■ Charts and diagrams as code
>>

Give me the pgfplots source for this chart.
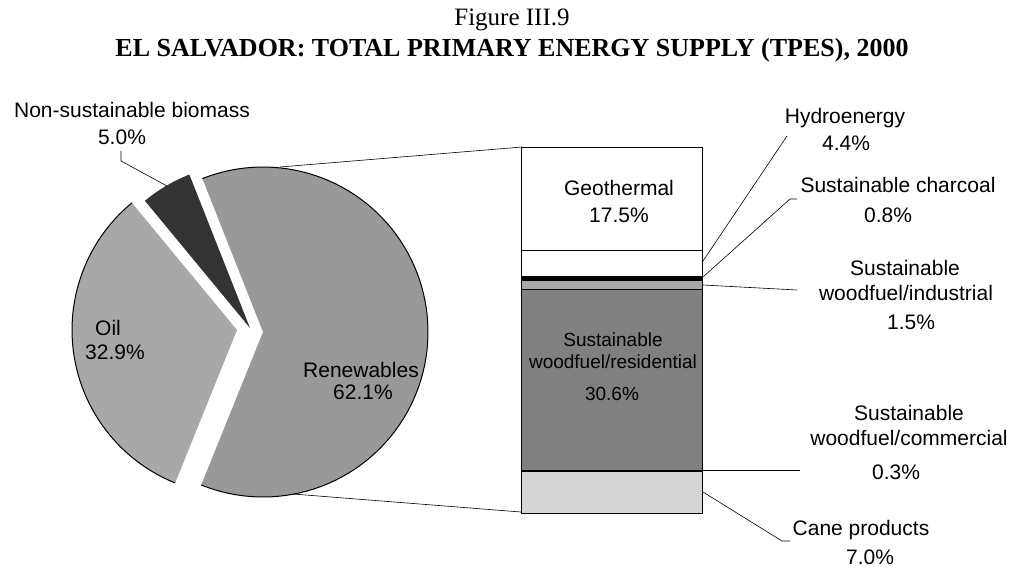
\documentclass[border=0pt]{standalone}
\usepackage{pgfplots}
\pgfplotsset{compat=1.18}
\usepackage{fontspec}
\setmainfont{Liberation Sans}
\newfontfamily\seriffont{Liberation Serif}
\definecolor{oilc}{gray}{0.66}
\definecolor{renc}{gray}{0.60}
\definecolor{bioc}{gray}{0.20}
\definecolor{indc}{gray}{0.66}
\definecolor{resc}{gray}{0.50}
\definecolor{canec}{gray}{0.84}
% pie data (%)
\def\vRen{62.1}
\def\vBio{5.0}
\def\vOil{32.9}
\pgfmathsetmacro\aA{-112}
\pgfmathsetmacro\aB{\aA+3.6*\vRen}
\pgfmathsetmacro\aC{\aB+3.6*\vBio}
\pgfmathsetmacro\aD{\aC+3.6*\vOil}
\newcommand\lab{\fontsize{21}{24}\selectfont}
\begin{document}
\begin{tikzpicture}
% stacked bar of renewables (drawn first so labels sit on top)
\begin{axis}[at={(521pt,54pt)}, anchor=south west, width=181pt, height=366pt,
  scale only axis, xmin=0, xmax=1, ymin=0, ymax=62.1, hide axis, clip=false,
  ybar stacked, bar width=181pt]
\addplot[fill=canec, draw=black, line width=0.8pt] coordinates {(0.5,7.0)};
\addplot[fill=resc, draw=black, line width=0.6pt] coordinates {(0.5,0.3)};
\addplot[fill=resc, draw=black, line width=0.6pt] coordinates {(0.5,30.6)};
\addplot[fill=indc, draw=black, line width=0.6pt] coordinates {(0.5,1.5)};
\addplot[fill=black, draw=black, line width=0.6pt] coordinates {(0.5,0.8)};
\addplot[fill=white, draw=black, line width=0.8pt] coordinates {(0.5,4.4)};
\addplot[fill=white, draw=black, line width=0.8pt] coordinates {(0.5,17.5)};
\draw[black, line width=2pt] (axis cs:0,0) -- (axis cs:1,0);
\end{axis}
\begin{axis}[x=1pt, y=1pt, xmin=0, xmax=1012, ymin=0, ymax=567, y dir=reverse,
  hide axis, clip=false, at={(0,0)}, anchor=south west]
\path (axis cs:0,0) rectangle (axis cs:1012,567);
% Renewables (exploded)
\addplot[fill=renc, draw=none, domain=\aA:\aB, samples=90, variable=\t]
  ({263+165*cos(\t)},{332-165*sin(\t)}) -- (axis cs:263,332) -- cycle;
\addplot[draw=black, line width=1pt, domain=\aA:\aB, samples=90, variable=\t]
  ({263+165*cos(\t)},{332-165*sin(\t)});
% Non-sustainable biomass
\addplot[fill=bioc, draw=none, domain=\aB:\aC, samples=20, variable=\t]
  ({250+165*cos(\t)},{328-165*sin(\t)}) -- (axis cs:250,328) -- cycle;
% Oil
\addplot[fill=oilc, draw=none, domain=\aC:\aD, samples=60, variable=\t]
  ({237+165*cos(\t)},{330-165*sin(\t)}) -- (axis cs:237,330) -- cycle;
\addplot[draw=black, line width=1pt, domain=\aC:\aD, samples=60, variable=\t]
  ({237+165*cos(\t)},{330-165*sin(\t)});
% connectors pie -> bar
\draw[black, line width=0.6pt] (axis cs:280,167) -- (axis cs:522,147);
\draw[black, line width=0.6pt] (axis cs:293,494) -- (axis cs:521,512);
% leader lines
\draw[black, line width=0.6pt] (axis cs:121,151) -- (axis cs:121,161) -- (axis cs:167,186);
\draw[black, line width=0.6pt] (axis cs:703,261) -- (axis cs:787,136);
\draw[black, line width=0.6pt] (axis cs:703,277) -- (axis cs:790,199) -- (axis cs:797,199);
\draw[black, line width=0.6pt] (axis cs:703,285) -- (axis cs:797,290);
\draw[black, line width=0.6pt] (axis cs:702,470) -- (axis cs:800,470);
\draw[black, line width=0.6pt] (axis cs:703,492) -- (axis cs:782,541) -- (axis cs:790,541);
% titles
\node[font=\seriffont\fontsize{25}{28}\selectfont] at (axis cs:512,20) {Figure III.9};
\node[font=\seriffont\bfseries\fontsize{26}{28}\selectfont] at (axis cs:512,50) {EL SALVADOR: TOTAL PRIMARY ENERGY SUPPLY (TPES), 2000};
% pie labels
\node[font=\lab] at (axis cs:132,110) {Non-sustainable biomass};
\node[font=\lab] at (axis cs:122,137) {5.0\%};
\node[font=\lab] at (axis cs:108,328) {Oil};
\node[font=\lab] at (axis cs:115,352) {32.9\%};
\node[font=\lab] at (axis cs:361,370) {Renewables};
\node[font=\lab] at (axis cs:363,392) {62.1\%};
% bar labels
\node[font=\lab] at (axis cs:619,188) {Geothermal};
\node[font=\lab] at (axis cs:619,215) {17.5\%};
\node[font=\fontsize{19}{22}\selectfont] at (axis cs:613,340) {Sustainable};
\node[font=\fontsize{19}{22}\selectfont] at (axis cs:613,362) {woodfuel/residential};
\node[font=\fontsize{19}{22}\selectfont] at (axis cs:612,394) {30.6\%};
% right labels
\node[font=\lab] at (axis cs:845,118) {Hydroenergy};
\node[font=\lab] at (axis cs:846,143) {4.4\%};
\node[font=\lab] at (axis cs:898,185) {Sustainable charcoal};
\node[font=\lab] at (axis cs:888,215) {0.8\%};
\node[font=\lab] at (axis cs:905,268) {Sustainable};
\node[font=\lab] at (axis cs:906,293) {woodfuel/industrial};
\node[font=\lab] at (axis cs:911,322) {1.5\%};
\node[font=\lab] at (axis cs:909,413) {Sustainable};
\node[font=\lab] at (axis cs:909,438) {woodfuel/commercial};
\node[font=\lab] at (axis cs:896,472) {0.3\%};
\node[font=\lab] at (axis cs:861,530) {Cane products};
\node[font=\lab] at (axis cs:870,557) {7.0\%};
\end{axis}
\end{tikzpicture}
\end{document}
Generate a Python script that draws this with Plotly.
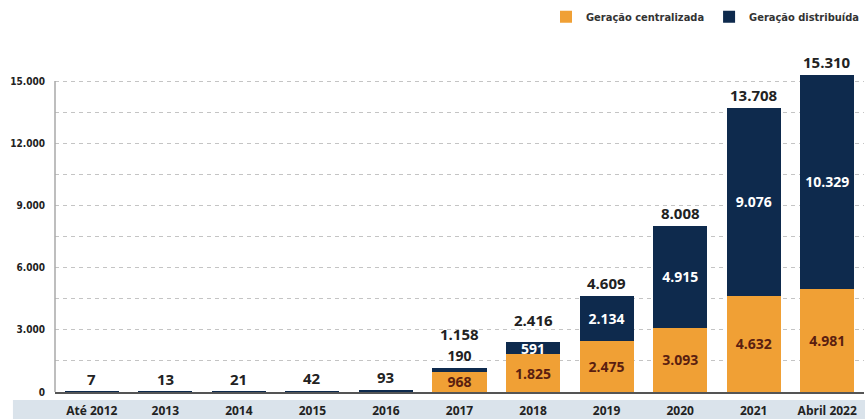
import plotly.graph_objects as go

categories = ["Até 2012", "2013", "2014", "2015", "2016", "2017", "2018", "2019", "2020", "2021", "Abril 2022"]
centralizada = [0, 0, 0, 0, 0, 968, 1825, 2475, 3093, 4632, 4981]
distribuida = [7, 13, 21, 42, 93, 190, 591, 2134, 4915, 9076, 10329]
totais = [7, 13, 21, 42, 93, 1158, 2416, 4609, 8008, 13708, 15310]
y_ticks = [0, 3000, 6000, 9000, 12000, 15000]

ORANGE = "#F0A035"
NAVY = "#0E2A4D"

def fmt(v):
    return f"{v:,}".replace(",", ".")

num_font = "Open Sans"
cond_font = "DejaVu Sans Condensed"

cent_text = [fmt(v) if v > 0 else "" for v in centralizada]
dist_text = [fmt(v) if c > 0 else "" for v, c in zip(distribuida, centralizada)]
dist_pos = ["outside" if (c > 0 and d < 300) else "inside" for d, c in zip(distribuida, centralizada)]

fig = go.Figure()
fig.add_trace(go.Bar(
    x=categories, y=centralizada, name="Geração centralizada",
    marker=dict(color=ORANGE, line=dict(width=0)),
    text=cent_text, textposition="inside", constraintext="none",
    insidetextanchor="middle",
    textfont=dict(family=num_font, size=14, color="#5A1E10", weight=700),
    hoverinfo="skip",
))
fig.add_trace(go.Bar(
    x=categories, y=distribuida, name="Geração distribuída",
    marker=dict(color=NAVY, line=dict(width=0)),
    text=dist_text, textposition=dist_pos, constraintext="none",
    insidetextanchor="middle",
    insidetextfont=dict(family=num_font, size=14, color="white", weight=700),
    outsidetextfont=dict(family=num_font, size=14, color="#222", weight=700),
    cliponaxis=False,
    hoverinfo="skip",
))

# totals above each stack (x given as category index)
for i, (tot, c, d) in enumerate(zip(totais, centralizada, distribuida)):
    if c > 0 and d < 300:
        shift = 22
    elif c > 0 and d < 1000:
        shift = 10
    else:
        shift = 1
    fig.add_annotation(
        x=i, y=tot, text=fmt(tot), showarrow=False,
        yanchor="bottom", yshift=shift,
        font=dict(family=num_font, size=15, color="#222", weight=700),
    )

# y axis line from 0 to 15000
fig.add_shape(type="line", xref="paper", yref="y", x0=0, x1=0, y0=0, y1=15000,
              line=dict(color="#a8a8a8", width=1.5))
# bottom label band
fig.add_shape(type="rect", xref="paper", yref="paper",
              x0=-0.052, x1=1.01, y0=-0.085, y1=-0.024,
              fillcolor="#DAE3EB", line=dict(width=0), layer="below")

fig.update_layout(
    width=865, height=419,
    margin=dict(l=55, r=1, t=60, b=27),
    paper_bgcolor="white", plot_bgcolor="white",
    barmode="stack", bargap=0.265,
    separators=",.",
    showlegend=True,
    legend=dict(orientation="h", x=1.0, xanchor="right", y=1.13, yanchor="middle",
                traceorder="normal", bgcolor="rgba(0,0,0,0)",
                font=dict(family=cond_font, size=11, color="#333", weight=700),
                itemwidth=30),
    xaxis=dict(
        type="category", range=[-0.5, len(categories) - 0.5],
        showline=True, linecolor="#555", linewidth=1.5,
        showgrid=False, ticks="", ticklabelstandoff=7,
        tickfont=dict(family=num_font, size=12, color="#222", weight=700),
        fixedrange=True,
    ),
    yaxis=dict(
        range=[0, 16013],
        tickvals=y_ticks, ticktext=[fmt(v) for v in y_ticks],
        showline=False, zeroline=False,
        showgrid=True, gridcolor="#c4c4c4", griddash="4px,4px", gridwidth=1,
        minor=dict(dtick=1500, tick0=0, showgrid=True, gridcolor="#c4c4c4", griddash="4px,4px", gridwidth=1),
        ticks="", ticklabelstandoff=9,
        tickfont=dict(family=cond_font, size=10, color="#222", weight=700),
        fixedrange=True,
    ),
)

fig.write_html("out.html", config={"displayModeBar": False},
               post_script="document.body.style.margin='0';document.body.style.overflow='hidden';")
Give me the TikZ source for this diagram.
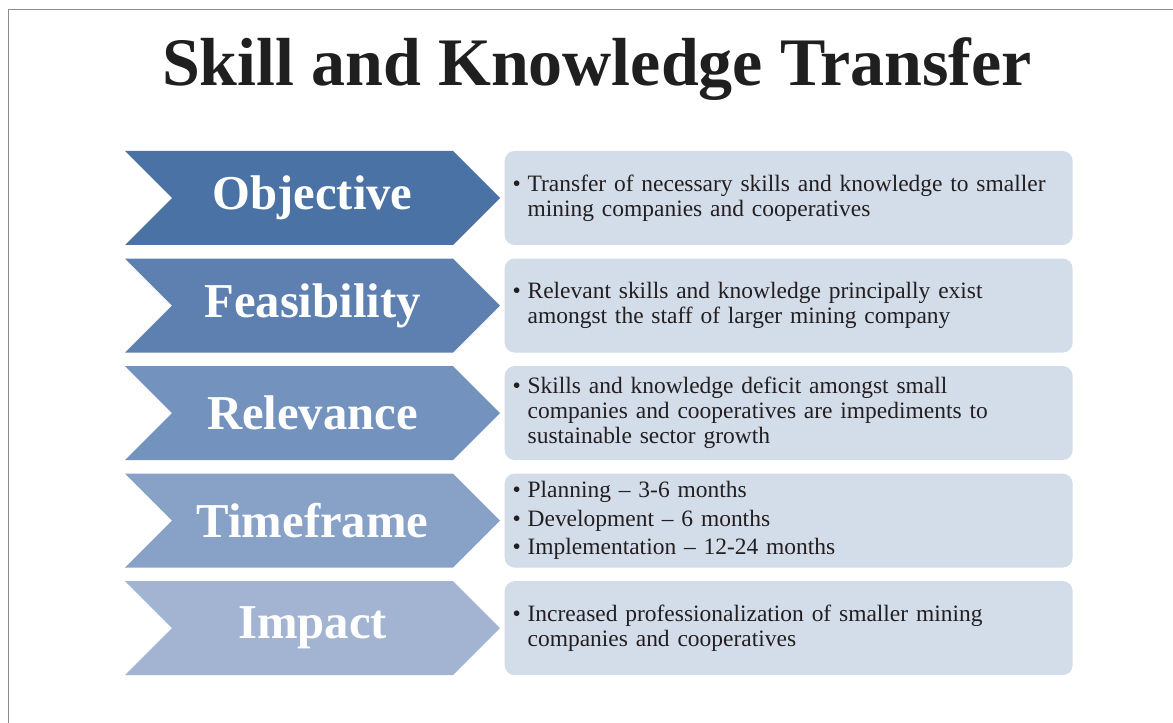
\documentclass[tikz,border=0pt]{standalone}
\usepackage{fontspec}
\setmainfont{Liberation Serif}
\usepackage{tikz}
\usetikzlibrary{positioning, shapes.symbols}

\definecolor{chevA}{RGB}{74,114,165}
\definecolor{chevB}{RGB}{93,128,176}
\definecolor{chevC}{RGB}{116,146,190}
\definecolor{chevD}{RGB}{136,161,199}
\definecolor{chevE}{RGB}{163,179,210}
\definecolor{boxfill}{RGB}{211,220,233}
\definecolor{bodytext}{RGB}{35,31,32}

\newcommand{\bul}{\makebox[11.25pt][l]{\textbullet}}
\newcommand{\nobul}{\hspace*{11.25pt}}

\begin{document}
\begin{tikzpicture}[
    x=0.75pt, y=-0.75pt,
    node distance = 9.75pt and 3pt,
    chevron/.style = {signal, signal from=west, signal to=east, signal pointer angle=90, minimum width=281.25pt, minimum height=70.5pt, inner sep=0pt, text=white, font=\bfseries\fontsize{36.5}{36.5}\selectfont},
    info/.style = {rectangle, rounded corners=7.5pt, fill=boxfill, minimum width=426pt, minimum height=70.5pt, inner xsep=6pt, inner ysep=0pt, text width=414pt, align=left, text=bodytext, font=\fontsize{17.6}{18.75}\selectfont}
]
\useasboundingbox (0,0) rectangle (1173,723);
\draw[black!45, line width=0.75pt] (8,723) -- (8,10) -- (1173,10);

% Title
    \node[anchor=base, font=\bfseries\fontsize{51}{51}\selectfont, text=black!88] (title) at (597,86) {Skill and Knowledge Transfer};

% Chevrons
    \node[chevron, fill=chevA] (chev1) at (312.5,198) {Objective};
    \node[chevron, fill=chevB, below=of chev1] (chev2) {Feasibility};
    \node[chevron, fill=chevC, below=of chev2] (chev3) {Relevance};
    \node[chevron, fill=chevD, below=of chev3] (chev4) {Timeframe};
    \node[chevron, fill=chevE, below=of chev4] (chev5) {Impact};

% Boxes
    \node[info, right=of chev1] (info1) {\bul Transfer of necessary skills and knowledge to smaller\\ \nobul mining companies and cooperatives};
    \node[info, right=of chev2] (info2) {\bul Relevant skills and knowledge principally exist\\ \nobul amongst the staff of larger mining company};
    \node[info, right=of chev3] (info3) {\bul Skills and knowledge deficit amongst small\\ \nobul companies and cooperatives are impediments to\\ \nobul sustainable sector growth};
    \node[info, right=of chev4] (info4) {\bul Planning -- 3-6 months\\[2.5pt] \bul Development -- 6 months\\[2.5pt] \bul Implementation -- 12-24 months};
    \node[info, right=of chev5] (info5) {\bul Increased professionalization of smaller mining\\ \nobul companies and cooperatives};
\end{tikzpicture}
\end{document}
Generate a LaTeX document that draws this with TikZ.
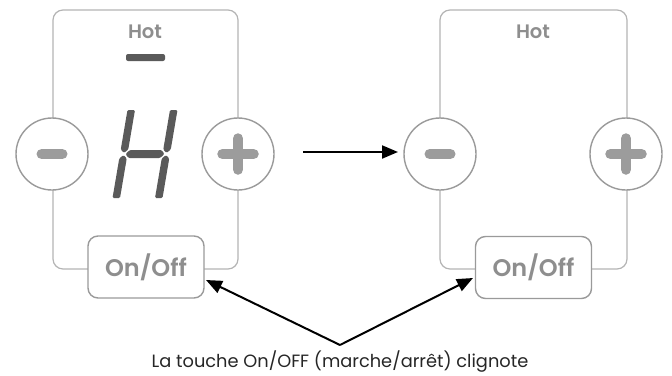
\documentclass[tikz,border=0pt]{standalone}
\usepackage{fontspec}
\setmainfont{Poppins}
\newfontfamily\medfont{Poppins}[UprightFont=* SemiBold,BoldFont=* Bold]
\usetikzlibrary{arrows.meta}
\definecolor{panelgray}{HTML}{B4B4B4}
\definecolor{btngray}{HTML}{9A9A9A}
\definecolor{symgray}{HTML}{9C9C9C}
\definecolor{txtgray}{HTML}{8E8E8E}
\definecolor{seggray}{HTML}{5A5A5A}
\begin{document}
\begin{tikzpicture}[x=1pt,y=-1pt,
  panel/.style={draw=panelgray,line width=1.2pt,rounded corners=10pt},
  btn/.style={circle,draw=btngray,line width=1.4pt,fill=white,minimum size=72pt,inner sep=0pt},
  onoff/.style={draw=btngray,line width=1.4pt,fill=white,rounded corners=10pt,minimum width=116pt,minimum height=62pt,inner sep=0pt,text=txtgray,font=\medfont\fontsize{24}{28}\selectfont},
  hotlabel/.style={text=txtgray,font=\medfont\fontsize{19.5}{24}\selectfont,inner sep=0pt},
  sym/.style={draw=symgray,line width=10.5pt,line cap=round},
  seg/.style={fill=seggray,rounded corners=1.2pt},
  arr/.style={line width=2pt,-{Triangle[length=16pt,width=13pt]}}]
\useasboundingbox (0,0) rectangle (672,375);
% left panel
\draw[panel] (53,10) rectangle (238,269);
\node[btn] (minusL) at (52,154) {};
\node[btn] (plusL) at (238,154) {};
\draw[sym] ([xshift=-10.25pt]minusL.center) -- ([xshift=10.25pt]minusL.center);
\draw[sym] ([xshift=-15.5pt]plusL.center) -- ([xshift=15.5pt]plusL.center);
\draw[sym] ([yshift=-15.5pt]plusL.center) -- ([yshift=15.5pt]plusL.center);
\node[onoff] (offL) at (146,267) {On/Off};
\node[hotlabel] (hotL) at (145,32) {Hot};
\fill[seggray,rounded corners=2pt] (126,54) rectangle (165,61);
% seven segment H
\begin{scope}[shift={(145,154)},xslant=0.17]
  \fill[seg] (-25,-44) -- (-17.5,-44) -- (-17.5,-4.5) -- (-21.25,-1) -- (-25,-4.5) -- cycle;
  \fill[seg] (-25,44) -- (-17.5,44) -- (-17.5,4.5) -- (-21.25,1) -- (-25,4.5) -- cycle;
  \fill[seg] (25,-44) -- (17.5,-44) -- (17.5,-4.5) -- (21.25,-1) -- (25,-4.5) -- cycle;
  \fill[seg] (25,44) -- (17.5,44) -- (17.5,4.5) -- (21.25,1) -- (25,4.5) -- cycle;
  \fill[seg] (-19.5,0) -- (-15.8,-4) -- (15.8,-4) -- (19.5,0) -- (15.8,4) -- (-15.8,4) -- cycle;
\end{scope}
% right panel
\draw[panel] (440,10) rectangle (627,269);
\node[btn] (minusR) at (440,154) {};
\node[btn] (plusR) at (626,154) {};
\draw[sym] ([xshift=-10.25pt]minusR.center) -- ([xshift=10.25pt]minusR.center);
\draw[sym] ([xshift=-15.5pt]plusR.center) -- ([xshift=15.5pt]plusR.center);
\draw[sym] ([yshift=-15.5pt]plusR.center) -- ([yshift=15.5pt]plusR.center);
\node[onoff] (offR) at (533.5,267.5) {On/Off};
\node[hotlabel] (hotR) at (533,32) {Hot};
% arrows
\coordinate (hs) at (303,152);
\coordinate (he) at (398,152);
\draw[arr] (hs) -- (he);
\coordinate (apex) at (340,345);
\coordinate (tipL) at (206,280);
\coordinate (tipR) at (473,278);
\draw[arr] (apex) -- (tipL);
\draw[arr] (apex) -- (tipR);
\node[font=\fontsize{17.8}{21}\selectfont,text=black!85,inner sep=0pt,anchor=base] (caption) at (340,367) {La touche On/OFF (marche/arrêt) clignote};
\end{tikzpicture}
\end{document}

<<

■ Stated goal
Across the data above, how many lines include the word "that"? Give only the count.

■ Response for this exercise
2